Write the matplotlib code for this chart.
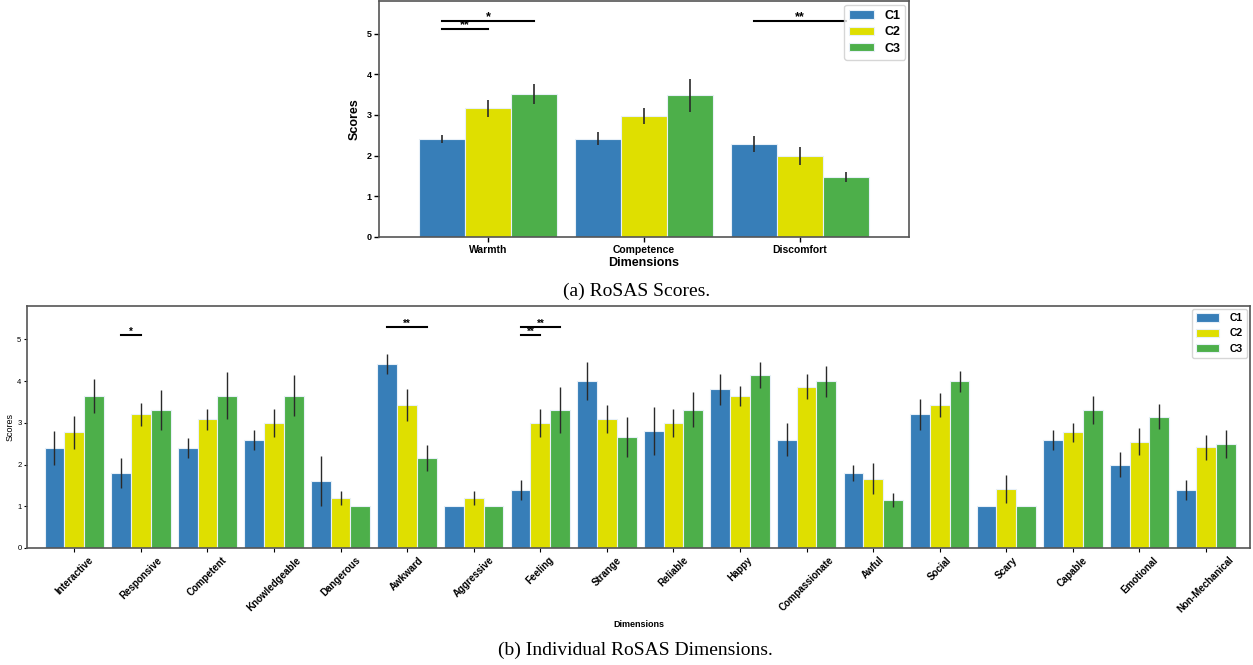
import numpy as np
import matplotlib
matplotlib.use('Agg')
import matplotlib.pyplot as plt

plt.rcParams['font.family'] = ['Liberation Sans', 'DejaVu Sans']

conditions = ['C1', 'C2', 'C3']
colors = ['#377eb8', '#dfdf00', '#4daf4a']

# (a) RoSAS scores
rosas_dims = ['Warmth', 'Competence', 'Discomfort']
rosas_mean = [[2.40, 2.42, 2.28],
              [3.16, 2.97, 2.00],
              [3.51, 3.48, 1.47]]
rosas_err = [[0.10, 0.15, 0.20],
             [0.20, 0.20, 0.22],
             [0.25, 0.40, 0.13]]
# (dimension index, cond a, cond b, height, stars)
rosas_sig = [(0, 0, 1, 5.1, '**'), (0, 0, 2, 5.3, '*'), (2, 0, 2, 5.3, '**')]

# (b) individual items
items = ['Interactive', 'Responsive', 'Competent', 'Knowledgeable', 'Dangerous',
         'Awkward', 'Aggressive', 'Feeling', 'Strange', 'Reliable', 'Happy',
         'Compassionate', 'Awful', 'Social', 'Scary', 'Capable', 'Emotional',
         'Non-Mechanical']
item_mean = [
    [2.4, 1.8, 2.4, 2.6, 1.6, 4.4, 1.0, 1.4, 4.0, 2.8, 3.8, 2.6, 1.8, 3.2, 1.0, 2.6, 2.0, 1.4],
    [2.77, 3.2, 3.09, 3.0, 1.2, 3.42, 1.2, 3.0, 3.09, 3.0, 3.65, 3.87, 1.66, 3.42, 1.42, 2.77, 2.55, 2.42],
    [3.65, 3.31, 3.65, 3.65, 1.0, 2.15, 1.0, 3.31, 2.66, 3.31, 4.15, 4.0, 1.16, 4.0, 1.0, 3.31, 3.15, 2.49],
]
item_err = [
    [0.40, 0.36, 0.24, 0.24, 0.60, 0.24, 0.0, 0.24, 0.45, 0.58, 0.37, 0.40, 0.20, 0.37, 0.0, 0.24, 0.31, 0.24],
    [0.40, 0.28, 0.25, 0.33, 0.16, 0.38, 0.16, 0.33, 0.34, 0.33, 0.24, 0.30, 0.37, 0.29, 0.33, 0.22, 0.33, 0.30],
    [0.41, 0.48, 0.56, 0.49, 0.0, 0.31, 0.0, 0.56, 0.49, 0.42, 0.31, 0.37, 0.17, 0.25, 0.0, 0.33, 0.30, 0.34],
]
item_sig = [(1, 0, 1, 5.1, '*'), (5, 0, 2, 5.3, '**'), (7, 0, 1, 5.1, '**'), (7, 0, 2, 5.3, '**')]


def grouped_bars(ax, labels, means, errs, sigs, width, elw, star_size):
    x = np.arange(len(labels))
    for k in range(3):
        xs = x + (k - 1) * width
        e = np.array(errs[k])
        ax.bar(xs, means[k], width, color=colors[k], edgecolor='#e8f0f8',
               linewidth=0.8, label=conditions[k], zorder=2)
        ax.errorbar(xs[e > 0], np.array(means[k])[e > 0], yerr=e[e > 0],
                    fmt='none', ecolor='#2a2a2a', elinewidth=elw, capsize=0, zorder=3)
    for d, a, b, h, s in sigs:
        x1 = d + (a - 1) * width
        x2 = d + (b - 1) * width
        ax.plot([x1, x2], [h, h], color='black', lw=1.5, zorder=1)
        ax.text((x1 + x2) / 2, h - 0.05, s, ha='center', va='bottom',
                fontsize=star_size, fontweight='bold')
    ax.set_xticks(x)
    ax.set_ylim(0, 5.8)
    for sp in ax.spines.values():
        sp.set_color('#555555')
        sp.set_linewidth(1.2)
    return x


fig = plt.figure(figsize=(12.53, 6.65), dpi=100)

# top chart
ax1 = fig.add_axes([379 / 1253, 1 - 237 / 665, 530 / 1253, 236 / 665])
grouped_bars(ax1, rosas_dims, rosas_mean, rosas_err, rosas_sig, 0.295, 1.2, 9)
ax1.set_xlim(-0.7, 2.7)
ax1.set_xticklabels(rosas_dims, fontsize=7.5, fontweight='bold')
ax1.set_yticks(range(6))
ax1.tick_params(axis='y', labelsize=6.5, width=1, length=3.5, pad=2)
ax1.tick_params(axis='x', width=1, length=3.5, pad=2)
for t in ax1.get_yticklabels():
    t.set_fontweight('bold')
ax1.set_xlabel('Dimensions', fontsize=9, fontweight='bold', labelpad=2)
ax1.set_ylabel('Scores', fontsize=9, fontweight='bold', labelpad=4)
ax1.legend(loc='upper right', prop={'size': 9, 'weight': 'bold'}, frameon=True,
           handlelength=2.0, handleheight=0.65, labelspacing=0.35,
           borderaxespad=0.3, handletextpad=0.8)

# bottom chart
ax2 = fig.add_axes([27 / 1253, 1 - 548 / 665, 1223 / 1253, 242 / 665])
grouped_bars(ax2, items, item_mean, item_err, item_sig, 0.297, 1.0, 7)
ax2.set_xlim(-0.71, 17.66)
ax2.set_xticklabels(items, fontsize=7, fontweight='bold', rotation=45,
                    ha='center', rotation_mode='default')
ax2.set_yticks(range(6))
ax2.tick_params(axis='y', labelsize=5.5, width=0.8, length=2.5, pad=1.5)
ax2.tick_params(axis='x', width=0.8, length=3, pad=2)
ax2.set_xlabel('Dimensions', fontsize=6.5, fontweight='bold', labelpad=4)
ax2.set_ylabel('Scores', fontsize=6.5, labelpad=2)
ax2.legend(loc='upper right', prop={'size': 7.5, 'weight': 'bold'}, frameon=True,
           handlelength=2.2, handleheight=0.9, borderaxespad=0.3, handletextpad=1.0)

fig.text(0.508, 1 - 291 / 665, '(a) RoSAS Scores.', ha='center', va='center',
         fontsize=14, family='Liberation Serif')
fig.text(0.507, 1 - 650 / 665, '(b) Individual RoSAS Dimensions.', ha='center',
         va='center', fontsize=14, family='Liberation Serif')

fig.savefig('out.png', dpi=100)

==

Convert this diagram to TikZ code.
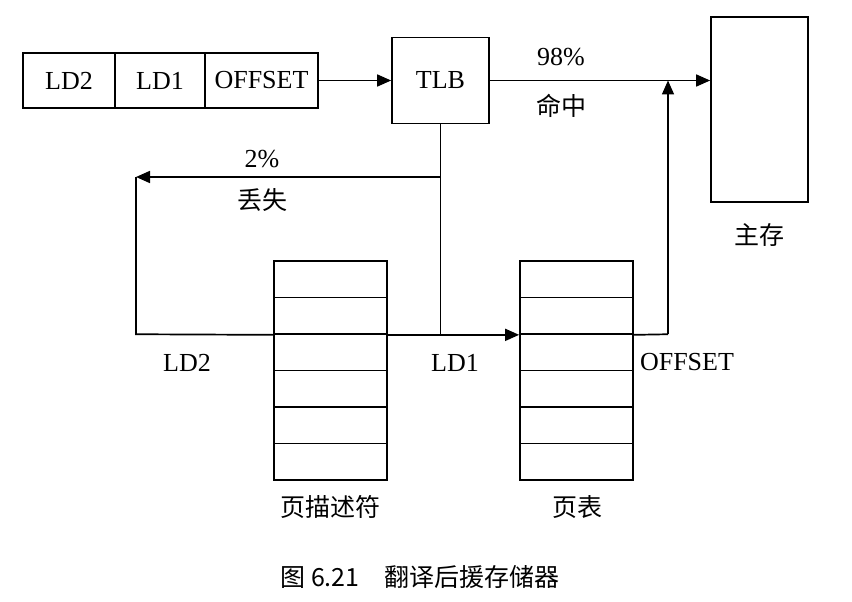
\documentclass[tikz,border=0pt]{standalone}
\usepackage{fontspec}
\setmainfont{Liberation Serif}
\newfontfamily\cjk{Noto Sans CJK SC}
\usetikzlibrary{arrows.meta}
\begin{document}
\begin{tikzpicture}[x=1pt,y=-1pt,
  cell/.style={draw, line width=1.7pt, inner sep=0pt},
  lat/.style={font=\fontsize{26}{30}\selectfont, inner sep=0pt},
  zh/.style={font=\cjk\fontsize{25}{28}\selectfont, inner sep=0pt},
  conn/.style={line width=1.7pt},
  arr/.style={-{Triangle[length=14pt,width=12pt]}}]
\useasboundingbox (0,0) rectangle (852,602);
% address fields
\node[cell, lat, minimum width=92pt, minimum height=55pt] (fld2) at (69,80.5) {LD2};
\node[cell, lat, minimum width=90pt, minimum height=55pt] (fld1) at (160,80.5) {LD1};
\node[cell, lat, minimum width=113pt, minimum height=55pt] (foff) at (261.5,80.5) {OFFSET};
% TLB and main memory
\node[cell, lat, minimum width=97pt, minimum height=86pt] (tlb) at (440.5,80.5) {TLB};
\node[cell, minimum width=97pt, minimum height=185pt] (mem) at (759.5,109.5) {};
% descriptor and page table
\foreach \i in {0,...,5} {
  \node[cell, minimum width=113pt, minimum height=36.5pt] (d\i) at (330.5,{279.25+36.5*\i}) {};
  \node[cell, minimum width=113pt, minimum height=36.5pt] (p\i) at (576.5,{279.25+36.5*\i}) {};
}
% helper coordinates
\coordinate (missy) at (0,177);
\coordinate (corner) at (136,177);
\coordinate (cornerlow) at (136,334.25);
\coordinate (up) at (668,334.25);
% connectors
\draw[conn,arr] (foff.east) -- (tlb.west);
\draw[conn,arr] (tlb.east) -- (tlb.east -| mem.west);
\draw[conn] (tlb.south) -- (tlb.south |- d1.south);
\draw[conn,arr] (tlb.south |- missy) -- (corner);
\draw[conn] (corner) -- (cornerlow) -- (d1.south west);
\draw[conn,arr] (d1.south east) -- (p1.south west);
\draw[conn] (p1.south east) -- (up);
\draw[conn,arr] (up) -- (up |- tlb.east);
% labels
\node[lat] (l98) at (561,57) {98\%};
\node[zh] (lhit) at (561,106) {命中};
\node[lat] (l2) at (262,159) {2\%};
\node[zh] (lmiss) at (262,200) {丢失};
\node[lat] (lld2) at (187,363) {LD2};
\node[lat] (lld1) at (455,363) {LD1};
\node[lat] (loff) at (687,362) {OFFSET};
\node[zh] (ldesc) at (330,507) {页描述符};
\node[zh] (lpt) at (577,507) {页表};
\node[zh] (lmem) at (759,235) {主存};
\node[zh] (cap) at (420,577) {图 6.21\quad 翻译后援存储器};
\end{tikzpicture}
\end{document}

- _Stated exercise_: Start with the line that includes "Write the matplotlib code for this chart." and finish with the line that includes "plt.rcParams['font.family'] = ['Liberation": reproduce those lines exactly, nothing before or after, and omit any pictures.

- _Response to this exercise_:
Write the matplotlib code for this chart.
import numpy as np
import matplotlib
matplotlib.use('Agg')
import matplotlib.pyplot as plt

plt.rcParams['font.family'] = ['Liberation Sans', 'DejaVu Sans']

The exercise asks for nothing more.